Wednesday, February 4, 2009
The Curious Case of Benjamin Button (2008)
Very loosely based on the story of the same name by F. Scott Fitzgerald, The Curious Case of Benjamin Button provides a wide and very cinematic landscape for director David Fincher, as well as a significant change of pace from projects like Fight Club, Se7en, and Zodiac. However the story is very simple, it’s a love story played out over the better part of a century, and one that would be rather unremarkable were it not for the odd condition that renders Benjamin Buttons (Brad Pitt) case curious, he ages in reverse. This provides plenty of complication as he and his true love Daisy (Cate Blanchett) dance around each other for most of their lives, enjoying only a few years of loving domesticity in the 1960’s and early 70’s.

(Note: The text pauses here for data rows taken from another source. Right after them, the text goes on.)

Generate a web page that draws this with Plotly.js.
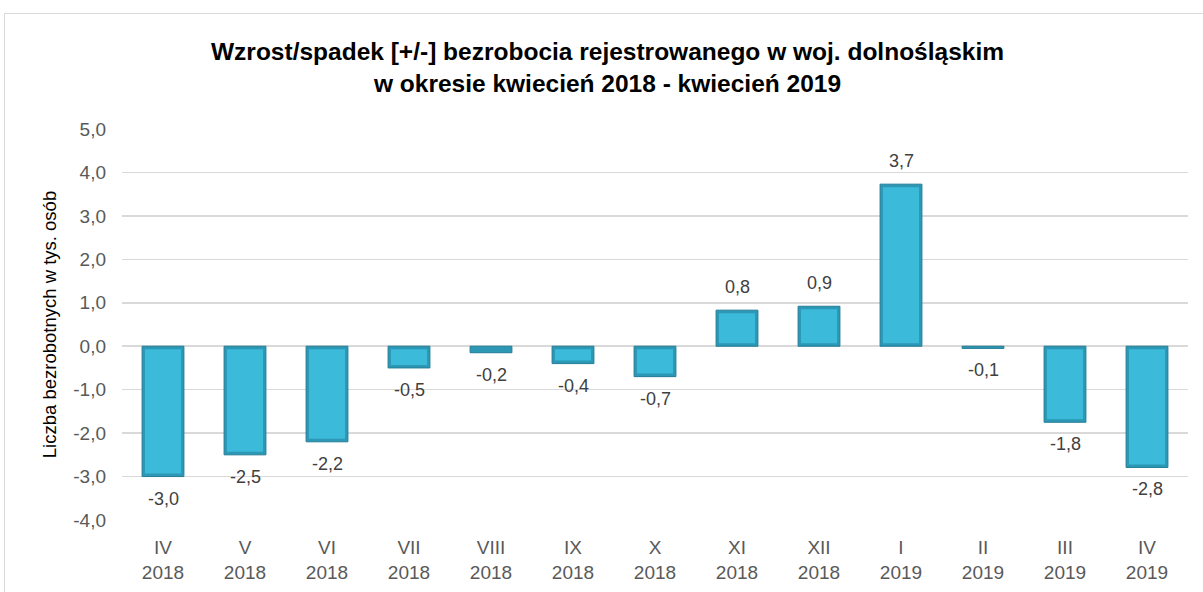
<!DOCTYPE html>
<html>
<head>
<meta charset="utf-8">
<script src="https://cdn.plot.ly/plotly-3.0.1.min.js"></script>
<style>
  html, body { margin: 0; padding: 0; background: #ffffff; }
  #frame { position: absolute; left: 4px; top: 13px; width: 1220px; height: 600px; border: 1.5px solid #d9d9d9; box-sizing: border-box; }
  #chart { position: absolute; left: 0; top: 0; width: 1203px; height: 592px; }
</style>
</head>
<body>
<div id="frame"></div>
<div id="chart"></div>
<script>
const months = ["IV", "V", "VI", "VII", "VIII", "IX", "X", "XI", "XII", "I", "II", "III", "IV"];
const years = ["2018", "2018", "2018", "2018", "2018", "2018", "2018", "2018", "2018", "2019", "2019", "2019", "2019"];
const values = [-3.0, -2.5, -2.2, -0.5, -0.15, -0.4, -0.7, 0.83, 0.92, 3.73, -0.05, -1.75, -2.79];
const labels = ["-3,0", "-2,5", "-2,2", "-0,5", "-0,2", "-0,4", "-0,7", "0,8", "0,9", "3,7", "-0,1", "-1,8", "-2,8"];
const yTicks = [-4, -3, -2, -1, 0, 1, 2, 3, 4, 5];
const yTickText = ["-4,0", "-3,0", "-2,0", "-1,0", "0,0", "1,0", "2,0", "3,0", "4,0", "5,0"];

const cats = months.map((m, i) => m + "<br>" + years[i]);
const font = "'Liberation Sans', Arial, sans-serif";

// bevel effect: an inner, lighter bar inset inside each darker outer bar
const inset = 0.07;
const innerBase = values.map(v => Math.abs(v) > 2.5 * inset ? Math.sign(v) * inset : 0);
const innerLen = values.map(v => Math.abs(v) > 2.5 * inset ? v - Math.sign(v) * 2 * inset : 0);

const outer = {
  type: "bar",
  x: cats,
  y: values,
  width: 0.51,
  marker: { color: "#2c98b6", line: { color: "#217d96", width: 1 } },
  hoverinfo: "skip"
};

const inner = {
  type: "bar",
  x: cats,
  y: innerLen,
  base: innerBase,
  width: 0.44,
  marker: { color: "#3bbada", line: { width: 0 } },
  hoverinfo: "skip"
};

const annotations = values.map((v, i) => ({
  x: cats[i],
  y: v,
  xref: "x",
  yref: "y",
  text: labels[i],
  showarrow: false,
  yanchor: "middle",
  yshift: v >= 0 ? 23 : -22,
  font: { family: font, size: 18, color: "#404040" }
}));

const layout = {
  width: 1203,
  height: 592,
  paper_bgcolor: "rgba(0,0,0,0)",
  plot_bgcolor: "rgba(0,0,0,0)",
  separators: ", ",
  barmode: "overlay",
  margin: { l: 122, r: 15, t: 129, b: 72 },
  showlegend: false,
  annotations: annotations,
  title: {
    text: "<b>Wzrost/spadek [+/-] bezrobocia rejestrowanego w woj. dolnośląskim<br>w okresie kwiecień 2018 - kwiecień 2019</b>",
    font: { family: font, size: 24.5, color: "#000000" },
    x: 0.505, xref: "container", xanchor: "center",
    y: 1 - 60 / 592, yref: "container", yanchor: "middle"
  },
  xaxis: {
    type: "category",
    range: [-0.5, 12.5],
    showgrid: false,
    showline: false,
    zeroline: false,
    ticks: "",
    ticklabelstandoff: 14,
    tickfont: { family: font, size: 19, color: "#595959" },
    fixedrange: true
  },
  yaxis: {
    range: [-4, 5],
    tickvals: yTicks,
    ticktext: yTickText,
    showgrid: true,
    gridcolor: "#d9d9d9",
    gridwidth: 1.5,
    zeroline: false,
    showline: false,
    ticks: "",
    ticklabelstandoff: 15,
    tickfont: { family: font, size: 19, color: "#595959" },
    title: {
      text: "Liczba bezrobotnych w tys. osób",
      font: { family: font, size: 18.5, color: "#000000" },
      standoff: 11
    },
    automargin: false,
    fixedrange: true
  }
};

Plotly.newPlot("chart", [outer, inner], layout, { displayModeBar: false, staticPlot: true });
</script>
</body>
</html>
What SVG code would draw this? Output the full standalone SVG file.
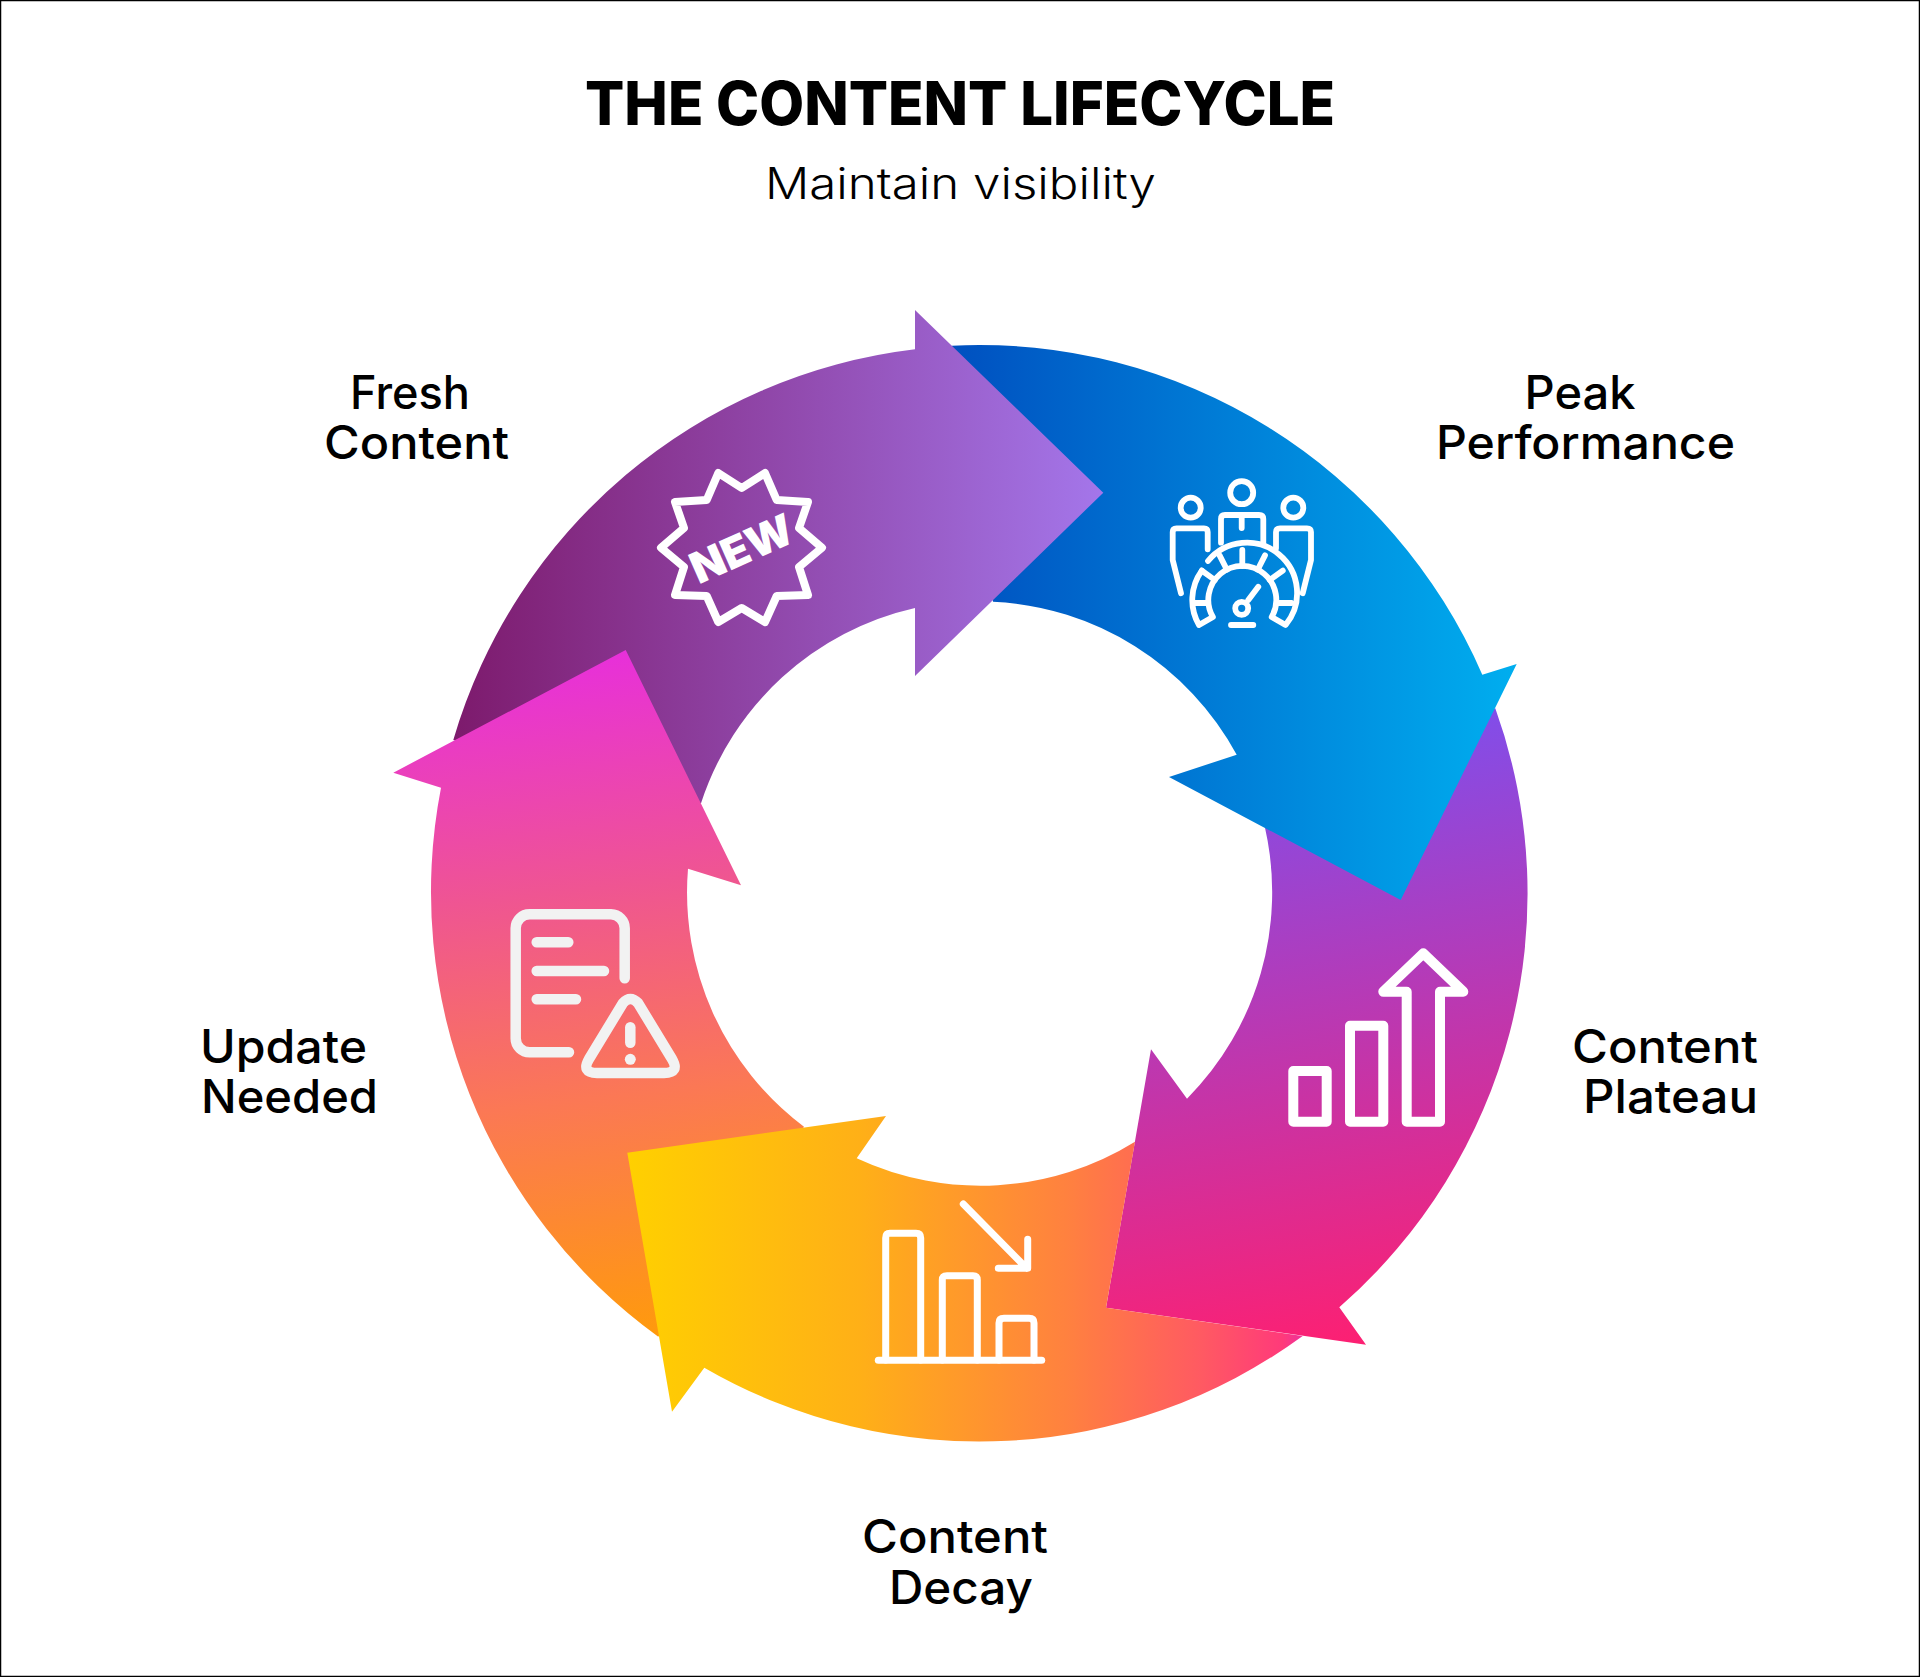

Attached to all this are a series of enjoyable secondary characters, friends and family whose stories intertwine with Benjamin’s over the decades, including a man whose been struck been struck by lighting seven times, an audience favorite judging from crowed reaction during my showing. While it comes across feeling oddly contained for an epic of this scope, it is a theater worthy cinematic experience, an odd event film that’s a more existential Forest Gump. So well executed, so oddly compelling, and rightly paced (though everyone seems to describe it as long, but I didn‘t feel it was particularly so), that I deem it a 5 out of 5.